Recent scholarship by the Martin Luther King, Jr., Papers Project of the King Institute has revealed that as a student at Crozer and Boston, King frequently appropriated the words of other writers without proper attribution. Volumes I and II of The Papers of Martin Luther King, Jr., have demonstrated that while his bibliographies contained the authors and books that he drew on in his own compositions, his papers often lacked the footnotes and quotation marks that identified his use of these sources in his text. His habit of plagiarizing others’ work, intentionally or not, can be found in the various drafts of his dissertation. King borrowed from several secondary sources without proper citation, including a dissertation written by fellow Crozer student Jack Boozer for DeWolf three years earlier, and a review of Tillich’s Systematic Theology written by one of King’s former professors.

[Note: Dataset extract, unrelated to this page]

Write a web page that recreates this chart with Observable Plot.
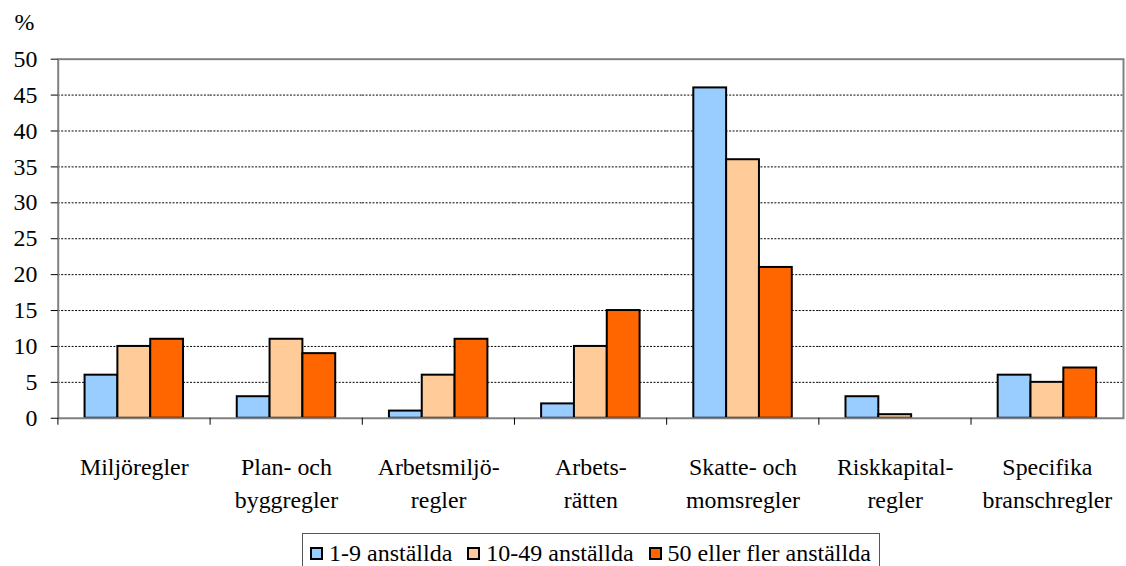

Why would they undertake this effort? King offered a simple good-versus-evil worldview which did not demand changes to the status quo, only subsidies for Blacks. White people treated it like an HOA: write a check, laugh it off, and demand more power for having accepted it.

Even more, he fit into the ideology of the era of the world wars, which held that someday world federalism and international socialism would eliminate the constant war of the have-nots against the haves, and the good life could return.

No one wants to admit it now, but MLKjr was a communist community organizer:

Capitalism ​“has brought about a system that takes necessities from the masses to give luxuries to the classes,” King wrote in his 1952 letter to Scott. He would echo the sentiment 15 years later in his last book, Where Do We Go From Here: Chaos or Community?: ​“Capitalism has often left a gap of superfluous wealth and abject poverty [and] has created conditions permitting necessities to be taken from the many to give luxuries to the few.”

In his famous 1967 Riverside Church speech, King thundered, ​“When machines and computers, profit motives and property rights are considered more important than people, the giant triplets of racism, materialism and militarism are incapable of being conquered.”

And in an interview with the New York Times in 1968, King described his work with the Southern Christian Leadership Conference (SCLC) this way, ​“In a sense, you could say we are engaged in the class struggle.”

He is celebrated as a symbol because Black Americans hope for a point at which their experience is recognized. Instead, they got a race guilt huckster who wanted to do what benefited the White bourgeois experience and the dominant ideology.

As the era of Total Remigration dawns, we are revisiting the Black experience: nothing can make it better. The presence of Blacks in the West is cruel to both the founders and Blacks, who are kept captive in a society that once enslaved them.

Contrary to what King said, this situation cannot be fixed. You cannot feel at home in a society designed for a different group, with laws for that group, whose historical founding is anchored in members of that group.

Blacks will always feel alien here, no matter what we do, just like all the other diversity groups. Diversity is cruel and alienates people from their cultures and tribes, which leads to blatant frauds like King being celebrated as heroes when they were in fact appeasers.